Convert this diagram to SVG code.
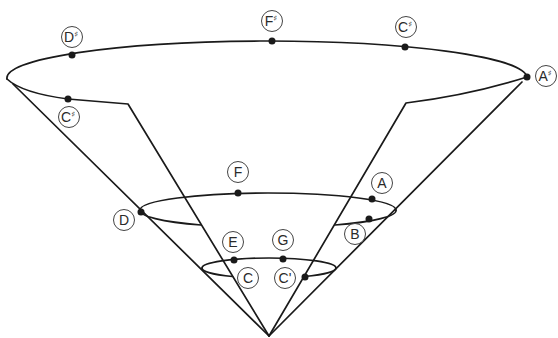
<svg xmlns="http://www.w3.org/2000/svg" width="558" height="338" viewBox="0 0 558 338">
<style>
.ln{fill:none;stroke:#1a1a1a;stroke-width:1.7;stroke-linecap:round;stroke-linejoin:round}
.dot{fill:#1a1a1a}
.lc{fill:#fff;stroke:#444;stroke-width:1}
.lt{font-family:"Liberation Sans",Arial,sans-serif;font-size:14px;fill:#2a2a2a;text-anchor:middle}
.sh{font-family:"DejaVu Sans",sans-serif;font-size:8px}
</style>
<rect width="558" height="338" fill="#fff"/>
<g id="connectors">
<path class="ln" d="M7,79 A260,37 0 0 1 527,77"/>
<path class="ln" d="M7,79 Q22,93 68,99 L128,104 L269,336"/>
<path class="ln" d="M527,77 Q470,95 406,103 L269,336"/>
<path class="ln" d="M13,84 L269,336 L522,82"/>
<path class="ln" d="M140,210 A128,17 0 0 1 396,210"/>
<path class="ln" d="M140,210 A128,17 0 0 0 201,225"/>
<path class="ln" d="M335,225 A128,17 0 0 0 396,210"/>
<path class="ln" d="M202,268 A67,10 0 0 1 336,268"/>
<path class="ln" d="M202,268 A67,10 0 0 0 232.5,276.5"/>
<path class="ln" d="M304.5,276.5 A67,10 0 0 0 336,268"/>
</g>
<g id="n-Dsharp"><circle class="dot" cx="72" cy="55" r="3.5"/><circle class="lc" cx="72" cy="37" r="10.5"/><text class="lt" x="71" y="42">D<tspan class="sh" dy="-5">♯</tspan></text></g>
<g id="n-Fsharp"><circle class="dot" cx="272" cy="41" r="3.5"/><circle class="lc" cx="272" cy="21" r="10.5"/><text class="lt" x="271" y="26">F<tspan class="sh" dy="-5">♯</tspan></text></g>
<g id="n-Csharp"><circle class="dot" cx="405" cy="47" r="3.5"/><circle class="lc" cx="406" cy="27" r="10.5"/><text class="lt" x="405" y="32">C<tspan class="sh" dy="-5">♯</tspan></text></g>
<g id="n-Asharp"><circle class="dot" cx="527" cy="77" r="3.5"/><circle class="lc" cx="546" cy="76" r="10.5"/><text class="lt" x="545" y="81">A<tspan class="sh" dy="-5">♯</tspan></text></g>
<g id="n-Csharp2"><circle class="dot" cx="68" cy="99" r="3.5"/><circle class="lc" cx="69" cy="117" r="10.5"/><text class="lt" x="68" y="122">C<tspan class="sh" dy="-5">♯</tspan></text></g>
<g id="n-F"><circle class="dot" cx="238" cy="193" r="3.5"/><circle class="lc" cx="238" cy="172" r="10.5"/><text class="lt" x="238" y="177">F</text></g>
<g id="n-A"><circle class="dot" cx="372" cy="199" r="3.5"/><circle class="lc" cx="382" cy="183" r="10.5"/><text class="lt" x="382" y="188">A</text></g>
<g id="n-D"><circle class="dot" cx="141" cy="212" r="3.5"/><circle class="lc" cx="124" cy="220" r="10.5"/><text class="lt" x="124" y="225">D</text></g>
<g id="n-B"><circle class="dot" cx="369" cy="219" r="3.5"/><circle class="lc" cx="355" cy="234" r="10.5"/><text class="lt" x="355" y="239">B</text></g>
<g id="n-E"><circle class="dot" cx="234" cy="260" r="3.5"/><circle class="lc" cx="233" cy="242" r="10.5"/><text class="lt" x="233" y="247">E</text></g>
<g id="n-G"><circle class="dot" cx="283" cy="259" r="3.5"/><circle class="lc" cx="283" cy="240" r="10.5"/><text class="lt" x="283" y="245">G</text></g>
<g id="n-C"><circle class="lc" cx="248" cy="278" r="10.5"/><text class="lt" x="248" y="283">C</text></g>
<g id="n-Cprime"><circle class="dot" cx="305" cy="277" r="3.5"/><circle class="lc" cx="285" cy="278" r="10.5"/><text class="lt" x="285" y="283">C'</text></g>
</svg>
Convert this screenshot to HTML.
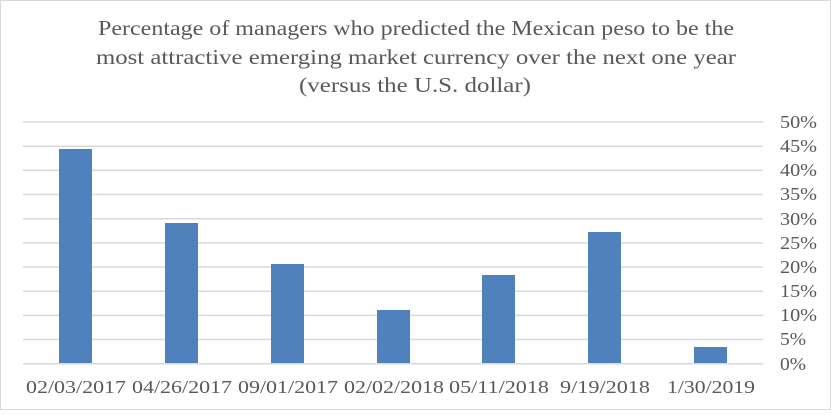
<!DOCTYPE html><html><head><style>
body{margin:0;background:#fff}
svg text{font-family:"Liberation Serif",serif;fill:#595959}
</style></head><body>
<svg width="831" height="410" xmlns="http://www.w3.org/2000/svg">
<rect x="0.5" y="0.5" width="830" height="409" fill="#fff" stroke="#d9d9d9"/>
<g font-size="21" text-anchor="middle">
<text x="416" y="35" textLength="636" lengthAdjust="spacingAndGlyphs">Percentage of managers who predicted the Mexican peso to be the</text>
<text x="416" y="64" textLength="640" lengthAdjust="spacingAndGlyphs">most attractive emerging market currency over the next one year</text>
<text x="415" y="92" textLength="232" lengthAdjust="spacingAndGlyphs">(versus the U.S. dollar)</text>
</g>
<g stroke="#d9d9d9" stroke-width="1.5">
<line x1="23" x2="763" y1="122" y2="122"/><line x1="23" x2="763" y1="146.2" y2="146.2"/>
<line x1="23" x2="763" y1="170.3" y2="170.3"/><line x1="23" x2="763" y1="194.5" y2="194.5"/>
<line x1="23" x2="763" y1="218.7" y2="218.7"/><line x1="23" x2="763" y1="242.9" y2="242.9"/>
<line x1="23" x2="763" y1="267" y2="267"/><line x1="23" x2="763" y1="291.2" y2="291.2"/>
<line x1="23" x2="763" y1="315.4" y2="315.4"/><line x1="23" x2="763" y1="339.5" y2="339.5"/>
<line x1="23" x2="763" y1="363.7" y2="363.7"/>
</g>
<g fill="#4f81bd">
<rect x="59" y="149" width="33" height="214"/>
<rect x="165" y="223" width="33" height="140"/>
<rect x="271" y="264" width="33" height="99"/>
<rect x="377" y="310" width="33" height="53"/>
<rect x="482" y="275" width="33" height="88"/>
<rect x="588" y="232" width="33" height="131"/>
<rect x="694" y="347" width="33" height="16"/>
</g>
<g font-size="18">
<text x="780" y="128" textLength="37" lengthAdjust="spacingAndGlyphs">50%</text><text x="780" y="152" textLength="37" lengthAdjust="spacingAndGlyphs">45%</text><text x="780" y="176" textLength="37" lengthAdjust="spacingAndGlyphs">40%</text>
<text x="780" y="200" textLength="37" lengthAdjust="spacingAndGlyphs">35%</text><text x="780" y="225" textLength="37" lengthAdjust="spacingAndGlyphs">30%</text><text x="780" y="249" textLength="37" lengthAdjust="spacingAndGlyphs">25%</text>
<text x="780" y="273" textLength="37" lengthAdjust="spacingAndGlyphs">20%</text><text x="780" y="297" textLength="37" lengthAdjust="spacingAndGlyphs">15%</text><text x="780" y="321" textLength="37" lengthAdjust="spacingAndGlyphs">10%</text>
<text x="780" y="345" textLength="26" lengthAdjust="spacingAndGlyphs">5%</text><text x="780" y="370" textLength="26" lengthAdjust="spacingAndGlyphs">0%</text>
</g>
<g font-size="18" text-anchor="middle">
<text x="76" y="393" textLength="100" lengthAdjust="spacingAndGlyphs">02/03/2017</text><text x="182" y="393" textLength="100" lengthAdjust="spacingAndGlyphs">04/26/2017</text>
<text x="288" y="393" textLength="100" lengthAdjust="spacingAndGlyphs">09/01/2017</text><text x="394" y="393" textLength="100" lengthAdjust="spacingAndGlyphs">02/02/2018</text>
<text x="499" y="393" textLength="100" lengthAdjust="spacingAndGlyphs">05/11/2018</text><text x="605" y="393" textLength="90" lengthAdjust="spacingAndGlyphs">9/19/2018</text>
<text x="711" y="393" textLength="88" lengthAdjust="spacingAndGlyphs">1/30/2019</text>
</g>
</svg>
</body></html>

####

Write the listing above out again exactly, dropping each image.

**RESPONSE TO THE TASK:**
Convert this diagram to SVG code.
<svg xmlns="http://www.w3.org/2000/svg" width="558" height="338" viewBox="0 0 558 338">
<style>
.ln{fill:none;stroke:#1a1a1a;stroke-width:1.7;stroke-linecap:round;stroke-linejoin:round}
.dot{fill:#1a1a1a}
.lc{fill:#fff;stroke:#444;stroke-width:1}
.lt{font-family:"Liberation Sans",Arial,sans-serif;font-size:14px;fill:#2a2a2a;text-anchor:middle}
.sh{font-family:"DejaVu Sans",sans-serif;font-size:8px}
</style>
<rect width="558" height="338" fill="#fff"/>
<g id="connectors">
<path class="ln" d="M7,79 A260,37 0 0 1 527,77"/>
<path class="ln" d="M7,79 Q22,93 68,99 L128,104 L269,336"/>
<path class="ln" d="M527,77 Q470,95 406,103 L269,336"/>
<path class="ln" d="M13,84 L269,336 L522,82"/>
<path class="ln" d="M140,210 A128,17 0 0 1 396,210"/>
<path class="ln" d="M140,210 A128,17 0 0 0 201,225"/>
<path class="ln" d="M335,225 A128,17 0 0 0 396,210"/>
<path class="ln" d="M202,268 A67,10 0 0 1 336,268"/>
<path class="ln" d="M202,268 A67,10 0 0 0 232.5,276.5"/>
<path class="ln" d="M304.5,276.5 A67,10 0 0 0 336,268"/>
</g>
<g id="n-Dsharp"><circle class="dot" cx="72" cy="55" r="3.5"/><circle class="lc" cx="72" cy="37" r="10.5"/><text class="lt" x="71" y="42">D<tspan class="sh" dy="-5">♯</tspan></text></g>
<g id="n-Fsharp"><circle class="dot" cx="272" cy="41" r="3.5"/><circle class="lc" cx="272" cy="21" r="10.5"/><text class="lt" x="271" y="26">F<tspan class="sh" dy="-5">♯</tspan></text></g>
<g id="n-Csharp"><circle class="dot" cx="405" cy="47" r="3.5"/><circle class="lc" cx="406" cy="27" r="10.5"/><text class="lt" x="405" y="32">C<tspan class="sh" dy="-5">♯</tspan></text></g>
<g id="n-Asharp"><circle class="dot" cx="527" cy="77" r="3.5"/><circle class="lc" cx="546" cy="76" r="10.5"/><text class="lt" x="545" y="81">A<tspan class="sh" dy="-5">♯</tspan></text></g>
<g id="n-Csharp2"><circle class="dot" cx="68" cy="99" r="3.5"/><circle class="lc" cx="69" cy="117" r="10.5"/><text class="lt" x="68" y="122">C<tspan class="sh" dy="-5">♯</tspan></text></g>
<g id="n-F"><circle class="dot" cx="238" cy="193" r="3.5"/><circle class="lc" cx="238" cy="172" r="10.5"/><text class="lt" x="238" y="177">F</text></g>
<g id="n-A"><circle class="dot" cx="372" cy="199" r="3.5"/><circle class="lc" cx="382" cy="183" r="10.5"/><text class="lt" x="382" y="188">A</text></g>
<g id="n-D"><circle class="dot" cx="141" cy="212" r="3.5"/><circle class="lc" cx="124" cy="220" r="10.5"/><text class="lt" x="124" y="225">D</text></g>
<g id="n-B"><circle class="dot" cx="369" cy="219" r="3.5"/><circle class="lc" cx="355" cy="234" r="10.5"/><text class="lt" x="355" y="239">B</text></g>
<g id="n-E"><circle class="dot" cx="234" cy="260" r="3.5"/><circle class="lc" cx="233" cy="242" r="10.5"/><text class="lt" x="233" y="247">E</text></g>
<g id="n-G"><circle class="dot" cx="283" cy="259" r="3.5"/><circle class="lc" cx="283" cy="240" r="10.5"/><text class="lt" x="283" y="245">G</text></g>
<g id="n-C"><circle class="lc" cx="248" cy="278" r="10.5"/><text class="lt" x="248" y="283">C</text></g>
<g id="n-Cprime"><circle class="dot" cx="305" cy="277" r="3.5"/><circle class="lc" cx="285" cy="278" r="10.5"/><text class="lt" x="285" y="283">C'</text></g>
</svg>
Convert this screenshot to HTML.
<!DOCTYPE html><html><head><style>
body{margin:0;background:#fff}
svg text{font-family:"Liberation Serif",serif;fill:#595959}
</style></head><body>
<svg width="831" height="410" xmlns="http://www.w3.org/2000/svg">
<rect x="0.5" y="0.5" width="830" height="409" fill="#fff" stroke="#d9d9d9"/>
<g font-size="21" text-anchor="middle">
<text x="416" y="35" textLength="636" lengthAdjust="spacingAndGlyphs">Percentage of managers who predicted the Mexican peso to be the</text>
<text x="416" y="64" textLength="640" lengthAdjust="spacingAndGlyphs">most attractive emerging market currency over the next one year</text>
<text x="415" y="92" textLength="232" lengthAdjust="spacingAndGlyphs">(versus the U.S. dollar)</text>
</g>
<g stroke="#d9d9d9" stroke-width="1.5">
<line x1="23" x2="763" y1="122" y2="122"/><line x1="23" x2="763" y1="146.2" y2="146.2"/>
<line x1="23" x2="763" y1="170.3" y2="170.3"/><line x1="23" x2="763" y1="194.5" y2="194.5"/>
<line x1="23" x2="763" y1="218.7" y2="218.7"/><line x1="23" x2="763" y1="242.9" y2="242.9"/>
<line x1="23" x2="763" y1="267" y2="267"/><line x1="23" x2="763" y1="291.2" y2="291.2"/>
<line x1="23" x2="763" y1="315.4" y2="315.4"/><line x1="23" x2="763" y1="339.5" y2="339.5"/>
<line x1="23" x2="763" y1="363.7" y2="363.7"/>
</g>
<g fill="#4f81bd">
<rect x="59" y="149" width="33" height="214"/>
<rect x="165" y="223" width="33" height="140"/>
<rect x="271" y="264" width="33" height="99"/>
<rect x="377" y="310" width="33" height="53"/>
<rect x="482" y="275" width="33" height="88"/>
<rect x="588" y="232" width="33" height="131"/>
<rect x="694" y="347" width="33" height="16"/>
</g>
<g font-size="18">
<text x="780" y="128" textLength="37" lengthAdjust="spacingAndGlyphs">50%</text><text x="780" y="152" textLength="37" lengthAdjust="spacingAndGlyphs">45%</text><text x="780" y="176" textLength="37" lengthAdjust="spacingAndGlyphs">40%</text>
<text x="780" y="200" textLength="37" lengthAdjust="spacingAndGlyphs">35%</text><text x="780" y="225" textLength="37" lengthAdjust="spacingAndGlyphs">30%</text><text x="780" y="249" textLength="37" lengthAdjust="spacingAndGlyphs">25%</text>
<text x="780" y="273" textLength="37" lengthAdjust="spacingAndGlyphs">20%</text><text x="780" y="297" textLength="37" lengthAdjust="spacingAndGlyphs">15%</text><text x="780" y="321" textLength="37" lengthAdjust="spacingAndGlyphs">10%</text>
<text x="780" y="345" textLength="26" lengthAdjust="spacingAndGlyphs">5%</text><text x="780" y="370" textLength="26" lengthAdjust="spacingAndGlyphs">0%</text>
</g>
<g font-size="18" text-anchor="middle">
<text x="76" y="393" textLength="100" lengthAdjust="spacingAndGlyphs">02/03/2017</text><text x="182" y="393" textLength="100" lengthAdjust="spacingAndGlyphs">04/26/2017</text>
<text x="288" y="393" textLength="100" lengthAdjust="spacingAndGlyphs">09/01/2017</text><text x="394" y="393" textLength="100" lengthAdjust="spacingAndGlyphs">02/02/2018</text>
<text x="499" y="393" textLength="100" lengthAdjust="spacingAndGlyphs">05/11/2018</text><text x="605" y="393" textLength="90" lengthAdjust="spacingAndGlyphs">9/19/2018</text>
<text x="711" y="393" textLength="88" lengthAdjust="spacingAndGlyphs">1/30/2019</text>
</g>
</svg>
</body></html>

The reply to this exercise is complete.